Untuk mengetahui pengertian
pendidikan Islam berdasarkan Al-Qur’an
2.
Untuk menganalisis pengertian
pendidikan Islam berdasarkan Al-Qur’an.
BAB
II
Pembahasan
Pendidikan memiliki peran yang sangat penting karena
tanpa melalui pendidikan proses transformasi dan aktualisasi pengetahuan
moderen sulit untuk diwujudkan. Demikian halnya dengan sains sebagai bentuk
pengetahuan ilmiah dalam pencapaiannya harus melalui proses pendidikan yang
ilmiah pula. Yaitu melalui metodologi dan kerangka keilmuan yang teruji. Karena
tanpa melalui proses ini pengetahuan yang didapat tidak dapat dikatakan ilmiah.

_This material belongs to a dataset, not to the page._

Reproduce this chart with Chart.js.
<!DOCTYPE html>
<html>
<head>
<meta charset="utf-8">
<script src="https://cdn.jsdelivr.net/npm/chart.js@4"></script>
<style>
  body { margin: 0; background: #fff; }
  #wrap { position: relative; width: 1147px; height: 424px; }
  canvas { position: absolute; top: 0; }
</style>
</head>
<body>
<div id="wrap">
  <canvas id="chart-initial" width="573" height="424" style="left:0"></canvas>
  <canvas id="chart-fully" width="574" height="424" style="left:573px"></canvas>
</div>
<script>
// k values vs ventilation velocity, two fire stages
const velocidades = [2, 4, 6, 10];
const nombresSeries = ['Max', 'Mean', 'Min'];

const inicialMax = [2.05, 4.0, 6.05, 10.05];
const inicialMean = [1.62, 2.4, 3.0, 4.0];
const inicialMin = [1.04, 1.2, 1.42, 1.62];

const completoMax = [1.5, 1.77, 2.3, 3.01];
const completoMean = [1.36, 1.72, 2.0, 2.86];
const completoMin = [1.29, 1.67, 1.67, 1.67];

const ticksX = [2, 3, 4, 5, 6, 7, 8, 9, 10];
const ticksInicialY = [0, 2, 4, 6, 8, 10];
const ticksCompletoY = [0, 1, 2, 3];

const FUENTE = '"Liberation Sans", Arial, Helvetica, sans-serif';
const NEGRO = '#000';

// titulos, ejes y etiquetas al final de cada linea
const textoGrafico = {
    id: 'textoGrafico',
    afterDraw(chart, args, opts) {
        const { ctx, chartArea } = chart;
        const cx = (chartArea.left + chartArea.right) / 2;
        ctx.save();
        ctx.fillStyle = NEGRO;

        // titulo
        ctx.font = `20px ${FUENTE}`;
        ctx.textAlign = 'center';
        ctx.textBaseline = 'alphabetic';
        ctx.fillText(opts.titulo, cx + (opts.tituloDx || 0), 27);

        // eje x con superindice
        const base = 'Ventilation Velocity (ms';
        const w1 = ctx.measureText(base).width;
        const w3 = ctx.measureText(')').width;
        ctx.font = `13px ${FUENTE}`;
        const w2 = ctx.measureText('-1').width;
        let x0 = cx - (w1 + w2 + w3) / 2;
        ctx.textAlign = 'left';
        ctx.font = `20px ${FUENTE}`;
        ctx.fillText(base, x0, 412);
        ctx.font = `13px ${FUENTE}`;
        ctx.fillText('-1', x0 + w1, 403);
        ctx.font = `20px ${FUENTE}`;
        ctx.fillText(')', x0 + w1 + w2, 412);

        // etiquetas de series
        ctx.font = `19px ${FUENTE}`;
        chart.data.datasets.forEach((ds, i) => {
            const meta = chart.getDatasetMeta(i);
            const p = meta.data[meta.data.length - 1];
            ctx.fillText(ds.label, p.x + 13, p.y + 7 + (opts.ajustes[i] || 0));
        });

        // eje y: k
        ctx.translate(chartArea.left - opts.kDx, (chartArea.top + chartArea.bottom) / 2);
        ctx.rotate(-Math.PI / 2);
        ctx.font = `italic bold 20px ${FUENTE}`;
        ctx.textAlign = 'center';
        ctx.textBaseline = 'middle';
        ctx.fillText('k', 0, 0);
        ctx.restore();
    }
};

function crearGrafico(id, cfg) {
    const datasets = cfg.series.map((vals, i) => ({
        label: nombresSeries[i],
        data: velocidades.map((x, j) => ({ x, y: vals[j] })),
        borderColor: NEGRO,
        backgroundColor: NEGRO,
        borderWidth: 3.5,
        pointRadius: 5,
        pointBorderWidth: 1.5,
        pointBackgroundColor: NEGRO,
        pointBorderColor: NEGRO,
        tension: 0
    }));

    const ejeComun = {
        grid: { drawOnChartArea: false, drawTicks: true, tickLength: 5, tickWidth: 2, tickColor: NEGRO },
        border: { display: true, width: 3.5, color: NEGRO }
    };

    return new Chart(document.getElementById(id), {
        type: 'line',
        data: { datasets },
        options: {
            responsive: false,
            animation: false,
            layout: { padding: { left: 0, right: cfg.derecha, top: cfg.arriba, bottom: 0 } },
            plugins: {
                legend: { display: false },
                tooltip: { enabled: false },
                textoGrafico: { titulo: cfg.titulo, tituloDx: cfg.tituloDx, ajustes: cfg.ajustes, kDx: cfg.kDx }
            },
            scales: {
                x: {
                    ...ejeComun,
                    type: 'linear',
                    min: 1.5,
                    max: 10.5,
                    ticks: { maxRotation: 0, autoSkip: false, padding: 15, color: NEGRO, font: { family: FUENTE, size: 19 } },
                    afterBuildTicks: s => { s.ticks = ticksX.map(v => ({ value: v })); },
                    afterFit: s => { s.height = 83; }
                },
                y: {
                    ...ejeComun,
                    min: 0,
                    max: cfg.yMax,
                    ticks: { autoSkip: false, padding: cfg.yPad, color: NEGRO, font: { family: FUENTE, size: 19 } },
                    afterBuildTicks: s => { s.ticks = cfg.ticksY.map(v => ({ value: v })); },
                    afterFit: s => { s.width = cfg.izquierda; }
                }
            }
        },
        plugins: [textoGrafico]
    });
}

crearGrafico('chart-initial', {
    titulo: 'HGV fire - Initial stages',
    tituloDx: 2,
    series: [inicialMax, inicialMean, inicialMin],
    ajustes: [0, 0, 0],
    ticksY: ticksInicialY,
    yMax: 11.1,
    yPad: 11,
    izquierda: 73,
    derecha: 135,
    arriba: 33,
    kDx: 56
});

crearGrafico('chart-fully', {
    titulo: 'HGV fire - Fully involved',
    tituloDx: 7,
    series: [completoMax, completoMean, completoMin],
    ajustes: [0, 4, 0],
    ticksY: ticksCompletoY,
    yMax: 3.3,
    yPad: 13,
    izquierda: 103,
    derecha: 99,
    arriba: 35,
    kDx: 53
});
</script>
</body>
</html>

Dalam Islam pendidikan tidak hanya dilaksanakan dalam
batasan waktu tertentu saja, melainkan dilakukan sepanjang usia (life long education). Islam memotivasi pemeluknya
untuk selalu meningkatkan kualitas keilmuan dan pengetahuan. Tua atau muda,
pria atau wanita, miskin atau kaya mendapatkan porsi sama dalam pandangan Islam
dalam kewajiban untuk menuntut ilmu (pendidikan).[2]
Bukan hanya pengetahuan yang terkait urusan ukhrowi saja
yang ditekankan oleh Islam, melainkan pengetahuan yang terkait dengan
urusan duniawi juga. Karena tidak mungkin manusia
mencapai kebahagiaan hari kelak tanpa melalui jalan kehidupan dunia ini.

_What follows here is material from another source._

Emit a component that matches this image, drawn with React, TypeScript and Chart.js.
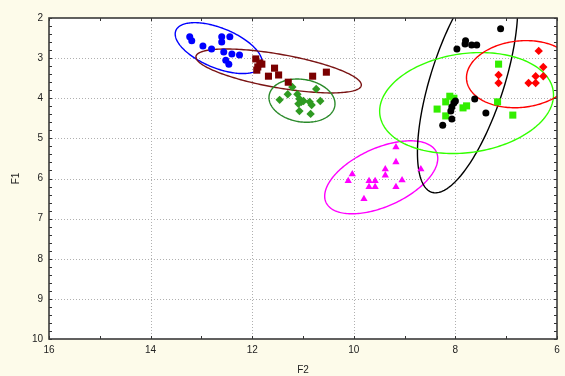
import React, { useEffect, useRef } from "react";
import { Chart, registerables } from "chart.js";
Chart.register(...registerables);

// Axis ticks
const xTicks = [16, 14, 12, 10, 8, 6];
const yTicks = [2, 3, 4, 5, 6, 7, 8, 9, 10];

// Group 1 (blue circles)
const blueX = [13.23, 13.19, 12.97, 12.8, 12.6, 12.6, 12.44, 12.56, 12.4, 12.25, 12.52, 12.46];
const blueY = [2.47, 2.57, 2.7, 2.77, 2.47, 2.6, 2.47, 2.85, 2.9, 2.92, 3.05, 3.15];
// Group 2 (maroon squares)
const maroonX = [11.93, 11.85, 11.89, 11.81, 11.91, 11.56, 11.48, 11.68, 11.29, 10.81, 10.54];
const maroonY = [3.02, 3.12, 3.22, 3.15, 3.3, 3.25, 3.42, 3.45, 3.6, 3.45, 3.35];
// Group 3 (green diamonds)
const greenX = [11.21, 10.74, 11.3, 11.46, 11.11, 11.07, 11.03, 11.09, 10.99, 10.87, 10.83, 10.66, 11.07, 10.85];
const greenY = [3.72, 3.77, 3.9, 4.04, 3.9, 4.02, 4.09, 4.14, 4.07, 4.09, 4.17, 4.07, 4.32, 4.39];
// Group 4 (black circles)
const blackX = [7.11, 7.8, 7.81, 7.68, 7.58, 7.97, 8.0, 8.03, 8.07, 8.09, 8.07, 8.25, 7.62, 7.4];
const blackY = [2.27, 2.57, 2.65, 2.67, 2.67, 2.77, 4.07, 4.12, 4.22, 4.32, 4.52, 4.67, 4.02, 4.37];
// Group 5 (lime squares)
const limeX = [7.15, 8.11, 8.03, 8.19, 8.36, 8.19, 7.85, 7.78, 7.17, 6.87];
const limeY = [3.15, 3.95, 4.0, 4.09, 4.27, 4.44, 4.24, 4.19, 4.09, 4.42];
// Group 6 (red diamonds)
const redX = [6.36, 6.27, 6.42, 6.27, 7.15, 7.15, 6.56, 6.42];
const redY = [2.82, 3.22, 3.45, 3.45, 3.42, 3.62, 3.62, 3.62];
// Group 7 (magenta triangles)
const magentaX = [9.17, 9.17, 9.38, 9.38, 8.68, 10.03, 10.11, 9.7, 9.58, 9.7, 9.58, 9.05, 9.17, 9.8];
const magentaY = [5.22, 5.59, 5.77, 5.92, 5.77, 5.89, 6.06, 6.06, 6.06, 6.21, 6.21, 6.04, 6.21, 6.51];

// Confidence ellipses: centre and two conjugate semi-axis vectors (data units)
const ellipseCX = [12.66, 11.48, 11.02, 9.46, 7.76, 7.78, 6.72];
const ellipseCY = [2.75, 3.32, 4.06, 5.97, 3.55, 4.12, 3.4];
const ellipseAX = [-0.843, -1.627, -0.647, -1.088, 0.706, -1.706, -1.059];
const ellipseAY = [0.436, 0.362, 0.125, -0.623, 2.793, -0.299, -0.15];
const ellipseBX = [0.147, 0.057, 0.059, -0.235, -0.69, -0.133, -0.078];
const ellipseBY = [0.461, 0.411, 0.524, 0.663, 0.282, 1.222, 0.823];
const ellipseColors = ["#0000ff", "#7a1414", "#2a8a2a", "#ff00ff", "#000000", "#33ff00", "#ff0000"];

const pts = (xs: number[], ys: number[]) => xs.map((x, i) => ({ x, y: ys[i] }));

const framePlugin = {
  id: "frame",
  beforeDraw(chart: any) {
    const { ctx, width, height, chartArea: a } = chart;
    ctx.save();
    ctx.fillStyle = "#fdfbea";
    ctx.fillRect(0, 0, width, height);
    ctx.fillStyle = "#ffffff";
    ctx.fillRect(a.left, a.top, a.right - a.left, a.bottom - a.top);
    ctx.restore();
  },
  beforeDatasetsDraw(chart: any) {
    const { ctx, chartArea: a, scales } = chart;
    const xs = scales.x, ys = scales.y;
    ctx.save();
    // dotted grid
    ctx.strokeStyle = "#b0b0b0";
    ctx.lineWidth = 1;
    ctx.setLineDash([1, 2]);
    xTicks.forEach((v) => {
      const p = Math.round(xs.getPixelForValue(v)) + 0.5;
      if (p <= a.left + 1 || p >= a.right - 1) return;
      ctx.beginPath();
      ctx.moveTo(p, a.top);
      ctx.lineTo(p, a.bottom);
      ctx.stroke();
    });
    yTicks.forEach((v) => {
      const p = Math.round(ys.getPixelForValue(v)) + 0.5;
      if (p <= a.top + 1 || p >= a.bottom - 1) return;
      ctx.beginPath();
      ctx.moveTo(a.left, p);
      ctx.lineTo(a.right, p);
      ctx.stroke();
    });
    ctx.setLineDash([]);
    // ellipses
    ctx.beginPath();
    ctx.rect(a.left, a.top, a.right - a.left, a.bottom - a.top);
    ctx.clip();
    ctx.lineWidth = 1.4;
    for (let k = 0; k < ellipseCX.length; k++) {
      ctx.strokeStyle = ellipseColors[k];
      ctx.beginPath();
      const n = 200;
      for (let i = 0; i <= n; i++) {
        const t = (i / n) * Math.PI * 2;
        const dx = ellipseCX[k] + ellipseAX[k] * Math.cos(t) + ellipseBX[k] * Math.sin(t);
        const dy = ellipseCY[k] + ellipseAY[k] * Math.cos(t) + ellipseBY[k] * Math.sin(t);
        const px = xs.getPixelForValue(dx);
        const py = ys.getPixelForValue(dy);
        if (i === 0) ctx.moveTo(px, py);
        else ctx.lineTo(px, py);
      }
      ctx.closePath();
      ctx.stroke();
    }
    ctx.restore();
  },
  afterDatasetsDraw(chart: any) {
    const { ctx, chartArea: a, scales } = chart;
    const xs = scales.x, ys = scales.y;
    ctx.save();
    ctx.strokeStyle = "#333333";
    ctx.lineWidth = 1;
    // minor/major ticks inside all four sides
    for (let v = 6; v <= 16; v += 1) {
      const p = Math.round(xs.getPixelForValue(v)) + 0.5;
      ctx.beginPath();
      ctx.moveTo(p, a.bottom);
      ctx.lineTo(p, a.bottom - 3);
      ctx.moveTo(p, a.top);
      ctx.lineTo(p, a.top + 3);
      ctx.stroke();
    }
    for (let i = 0; i <= 40; i++) {
      const v = 2 + i * 0.2;
      const p = Math.round(ys.getPixelForValue(v)) + 0.5;
      ctx.beginPath();
      ctx.moveTo(a.left, p);
      ctx.lineTo(a.left + 3, p);
      ctx.moveTo(a.right, p);
      ctx.lineTo(a.right - 3, p);
      ctx.stroke();
    }
    // frame
    ctx.lineWidth = 1.6;
    ctx.strokeStyle = "#3a3a3a";
    ctx.strokeRect(a.left, a.top, a.right - a.left, a.bottom - a.top);
    ctx.restore();
  },
};

export default function App() {
  const ref = useRef<HTMLCanvasElement>(null);
  useEffect(() => {
    document.body.style.margin = "0";
    document.body.style.background = "#fdfbea";
    const font = { family: "'Liberation Sans', Arial, sans-serif", size: 10 };
    const chart = new Chart(ref.current as HTMLCanvasElement, {
      type: "scatter",
      data: {
        datasets: [
          { label: "1", data: pts(blueX, blueY), pointStyle: "circle", pointRadius: 3.5, backgroundColor: "#0000ff", borderColor: "#0000ff", borderWidth: 0 },
          { label: "2", data: pts(maroonX, maroonY), pointStyle: "rect", pointRadius: 5, backgroundColor: "#7a0000", borderColor: "#7a0000", borderWidth: 0 },
          { label: "3", data: pts(greenX, greenY), pointStyle: "rectRot", pointRadius: 4.2, backgroundColor: "#2f9a22", borderColor: "#2f9a22", borderWidth: 0 },
          { label: "4", data: pts(blackX, blackY), pointStyle: "circle", pointRadius: 3.5, backgroundColor: "#000000", borderColor: "#000000", borderWidth: 0 },
          { label: "5", data: pts(limeX, limeY), pointStyle: "rect", pointRadius: 5, backgroundColor: "#33ee00", borderColor: "#33ee00", borderWidth: 0 },
          { label: "6", data: pts(redX, redY), pointStyle: "rectRot", pointRadius: 4.2, backgroundColor: "#ff0000", borderColor: "#ff0000", borderWidth: 0 },
          { label: "7", data: pts(magentaX, magentaY), pointStyle: "triangle", pointRadius: 4.2, backgroundColor: "#ff00ff", borderColor: "#ff00ff", borderWidth: 0 },
        ],
      },
      options: {
        animation: false,
        responsive: false,
        layout: { padding: { top: 18, right: 8, left: 0, bottom: 0 } },
        plugins: { legend: { display: false }, tooltip: { enabled: false } },
        scales: {
          x: {
            type: "linear",
            min: 6,
            max: 16,
            reverse: true,
            afterBuildTicks: (s: any) => {
              s.ticks = xTicks.map((v) => ({ value: v }));
            },
            afterFit: (s: any) => {
              s.height = 37;
            },
            grid: { display: false, drawTicks: false },
            border: { display: false },
            ticks: { font, color: "#222", padding: 5, maxRotation: 0, autoSkip: false },
            title: { display: true, text: "F2", font, color: "#222", padding: { top: 0, bottom: 0 } },
          },
          y: {
            type: "linear",
            min: 2,
            max: 10,
            reverse: true,
            afterBuildTicks: (s: any) => {
              s.ticks = yTicks.map((v) => ({ value: v }));
            },
            afterFit: (s: any) => {
              s.width = 49;
            },
            grid: { display: false, drawTicks: false },
            border: { display: false },
            ticks: { font, color: "#222", padding: 6, autoSkip: false },
            title: { display: true, text: "F1", font, color: "#222", padding: { top: 10, bottom: 0 } },
          },
        },
      },
      plugins: [framePlugin],
    } as any);
    return () => chart.destroy();
  }, []);
  return <canvas ref={ref} width={565} height={376} style={{ display: "block" }} />;
}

Islam juga menekankan akan pentingnya membaca,
menelaah, meneliti segala sesuatu yang terjadi di alam raya ini. Membaca,
menelaah, meneliti hanya bisa dilakukan oleh manusia, karena hanya manusia
makhluk yang memiliki akal dan hati. Selanjutnya dengan kelebihan akal dan
hati, manusia mampu memahami fenomena-fenomena yang ada di sekitarnya, termasuk
pengetahuan. Dan sebagai implikasinya kelestarian dan keseimbangan alam harus
dijaga sebagai bentuk pengejawantahan tugas manusia sebagai khalifah fil ardh
Untuk dapat memahami tentang pnedidikan
Islam, maka perlu kita ketahui tentang ayat-ayat yang berisi tentang definisi
pendidikan. Maka dalam bab ini akan dibahas tentang ayat-ayat Al-Quran yang
berisi tentang definisi pendidikan .
A.
Pengertian pendidikan dalam
al-qur’an
1.
QS Al-Isra’ ayat 24
وَاخْفِضْ لَهُمَا جَنَاحَ الذُّلِّ مِنَ الرَّحْمَةِ وَقُلْ
رَبِّ ارْحَمْهُمَا كَمَا رَبَّيَانِي صَغِيرًا
Dan rendahkanlah dirimu terhadap mereka berdua dengan
penuh kesayangan dan ucapkanlah: "Wahai Tuhanku, kasihilah mereka
keduanya, sebagaimana mereka berdua telah mendidik aku waktu kecil".[3]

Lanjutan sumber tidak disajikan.